Após ter sido eleito o primeiro presidente negro da África do Sul, em 1994, Mandela nomeou Desmond Tutu presidente da Comissão de Reconciliação e Verdade. O objetivo era promover a integração racial no país e investigar crimes praticados contra quem não era branco durante o governo racista.

"Os legados dos dois (Mandela e Tutu) se cruzam e são poderosos recursos para o trabalho de justiça social", disse Sello Hatang.

Graça Machel, viúva de Nelson Mandela, divulgou um comunicado em que lamentou a perda de quem chamou de um irmão, amigo leal e seu líder espiritual. "Ele (Desmond Tutu) magistralmente usou sua posição como clérigo para mobilizar sul-africanos, africanos e a comunidade global contra as brutalidades e imoralidade do governo do apartheid", lembrou.

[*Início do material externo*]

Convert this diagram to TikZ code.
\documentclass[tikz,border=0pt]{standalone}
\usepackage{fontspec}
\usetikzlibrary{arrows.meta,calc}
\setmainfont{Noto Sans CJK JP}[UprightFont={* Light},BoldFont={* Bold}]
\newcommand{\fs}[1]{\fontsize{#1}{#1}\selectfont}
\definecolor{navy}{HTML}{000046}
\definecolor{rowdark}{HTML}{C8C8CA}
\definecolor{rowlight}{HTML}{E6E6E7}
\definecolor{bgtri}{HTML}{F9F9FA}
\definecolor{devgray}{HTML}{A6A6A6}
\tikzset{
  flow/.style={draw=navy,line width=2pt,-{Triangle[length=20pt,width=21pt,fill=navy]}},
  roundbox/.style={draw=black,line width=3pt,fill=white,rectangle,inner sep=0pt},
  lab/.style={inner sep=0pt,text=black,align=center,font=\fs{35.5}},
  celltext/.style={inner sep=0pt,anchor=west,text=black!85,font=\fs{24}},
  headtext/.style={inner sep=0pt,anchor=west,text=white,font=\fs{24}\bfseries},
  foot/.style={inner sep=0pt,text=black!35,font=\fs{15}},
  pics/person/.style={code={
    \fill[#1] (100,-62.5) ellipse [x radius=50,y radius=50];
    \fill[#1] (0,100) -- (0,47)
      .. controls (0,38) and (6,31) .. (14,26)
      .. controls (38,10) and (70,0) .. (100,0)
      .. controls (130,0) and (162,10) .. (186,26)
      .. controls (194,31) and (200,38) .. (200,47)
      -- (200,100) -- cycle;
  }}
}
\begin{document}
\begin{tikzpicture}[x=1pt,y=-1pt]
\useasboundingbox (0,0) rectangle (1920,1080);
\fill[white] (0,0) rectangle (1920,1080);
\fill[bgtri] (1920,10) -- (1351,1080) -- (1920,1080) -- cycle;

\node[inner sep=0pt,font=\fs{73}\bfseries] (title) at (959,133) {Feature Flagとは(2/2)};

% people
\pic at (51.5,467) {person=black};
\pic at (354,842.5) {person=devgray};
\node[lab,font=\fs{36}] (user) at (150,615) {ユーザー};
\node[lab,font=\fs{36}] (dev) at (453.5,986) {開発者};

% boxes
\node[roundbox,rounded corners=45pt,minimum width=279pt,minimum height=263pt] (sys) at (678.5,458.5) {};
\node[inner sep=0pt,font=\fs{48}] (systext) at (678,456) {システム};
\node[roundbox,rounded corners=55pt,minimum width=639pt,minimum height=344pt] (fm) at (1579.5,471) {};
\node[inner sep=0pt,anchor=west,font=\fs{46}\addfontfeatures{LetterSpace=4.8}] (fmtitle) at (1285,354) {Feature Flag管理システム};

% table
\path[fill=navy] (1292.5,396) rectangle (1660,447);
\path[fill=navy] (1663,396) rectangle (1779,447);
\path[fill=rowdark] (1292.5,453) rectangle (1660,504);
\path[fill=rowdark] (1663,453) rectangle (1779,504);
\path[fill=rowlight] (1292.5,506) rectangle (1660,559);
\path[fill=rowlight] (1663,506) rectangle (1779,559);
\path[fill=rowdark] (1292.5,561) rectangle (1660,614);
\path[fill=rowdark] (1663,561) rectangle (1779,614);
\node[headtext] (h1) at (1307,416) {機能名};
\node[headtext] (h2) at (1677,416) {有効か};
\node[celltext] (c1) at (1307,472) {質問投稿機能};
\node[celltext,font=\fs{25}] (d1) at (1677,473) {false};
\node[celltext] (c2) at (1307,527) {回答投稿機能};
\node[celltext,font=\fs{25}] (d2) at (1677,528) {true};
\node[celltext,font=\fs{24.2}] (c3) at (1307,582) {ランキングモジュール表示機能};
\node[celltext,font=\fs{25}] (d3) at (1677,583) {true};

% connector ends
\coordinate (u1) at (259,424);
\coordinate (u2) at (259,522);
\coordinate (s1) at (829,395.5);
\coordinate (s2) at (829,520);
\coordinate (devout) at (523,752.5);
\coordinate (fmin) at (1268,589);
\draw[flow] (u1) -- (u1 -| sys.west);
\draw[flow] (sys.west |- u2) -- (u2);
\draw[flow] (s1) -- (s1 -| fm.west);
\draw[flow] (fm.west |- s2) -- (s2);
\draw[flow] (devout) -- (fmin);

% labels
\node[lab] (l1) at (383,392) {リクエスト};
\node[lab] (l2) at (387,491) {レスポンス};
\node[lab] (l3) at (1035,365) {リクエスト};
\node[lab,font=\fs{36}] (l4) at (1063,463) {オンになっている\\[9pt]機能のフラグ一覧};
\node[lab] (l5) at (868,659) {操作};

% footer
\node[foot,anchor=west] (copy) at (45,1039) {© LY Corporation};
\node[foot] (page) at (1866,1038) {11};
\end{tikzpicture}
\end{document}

Ela reconheceu que o processo de reconciliação não acabou e que alguns jovens ainda duvidam da eficácia da Comissão de Reconciliação e Verdade. Aproveitou para dizer que ainda tem esperança de que os jovens de hoje, que não sofreram as brutalidades do apartheid na pele, cresçam para compreender os desafios históricos que o arcebispo e outros da geração dele enfrentaram, e como seguiram em frente com o melhor de suas habilidades sob circunstâncias complexas.

Por fim, Graça Machel deixou uma mensagem aos jovens do continente africano. "Está em suas mãos agora cultivar sua própria liderança notável para enfrentar os desafios de seu tempo. Vocês têm sua própria missão histórica em mãos. Inspirem-se na vida do arcebispo para esculpir seu próprio legado".